A failure to make those simple and textually minor clarificatory changes would not only make it very difficult for the UK to become a global hub for digital assets and blockchain technologies, but would risk the UK losing its position as a leading international financial centre. This piece of legislation is intended to be ground-moving in terms of seizing an opportunity for our financial services industry, and it would be tragic if it were reduced to a minor tremor for the sake of simple loose drafting. Those concerns go into great detail, but we need to address them to ensure that we do not mess up a golden opportunity to get this right.

One or two other concerns have been raised with me, but I think we can talk about them at a different time. The principle behind this is something that fundamentally we are 100% behind. It is a very good policy, and it is really important that we get this right, but issues have been raised by legal experts who are cleverer than me—but probably not cleverer than the Minister, who I think started at Slaughter and May.
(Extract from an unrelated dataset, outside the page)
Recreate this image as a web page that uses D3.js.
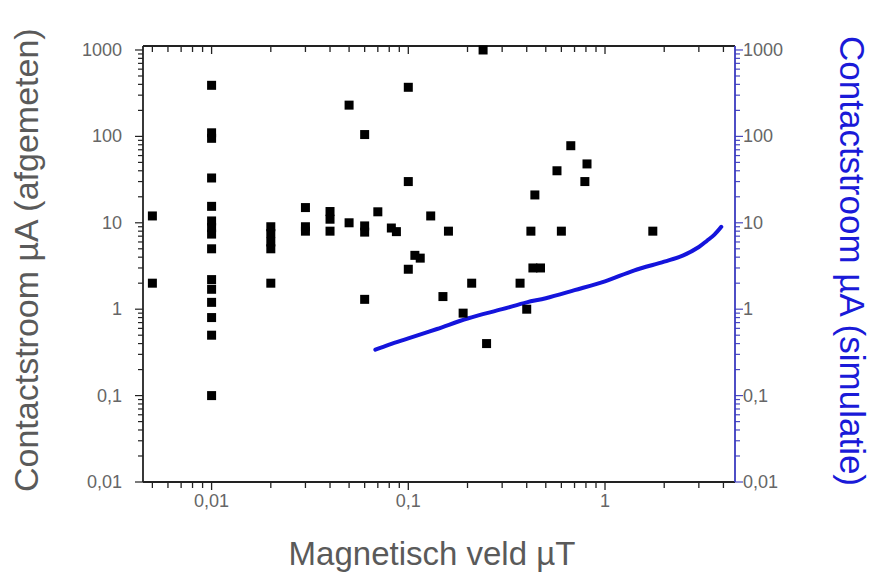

Obviously, we are very keen to work with the Government to get this right; I was hopeful that the Minister would agree to meet me and some experts in this area to look at the drafting of this legislation to see if that is possible. We will support it if she is happy to do that, and then we can move forward, get something together and hopefully get this right. It is important that we get this right, but I would be grateful to hear the Minister’s thoughts.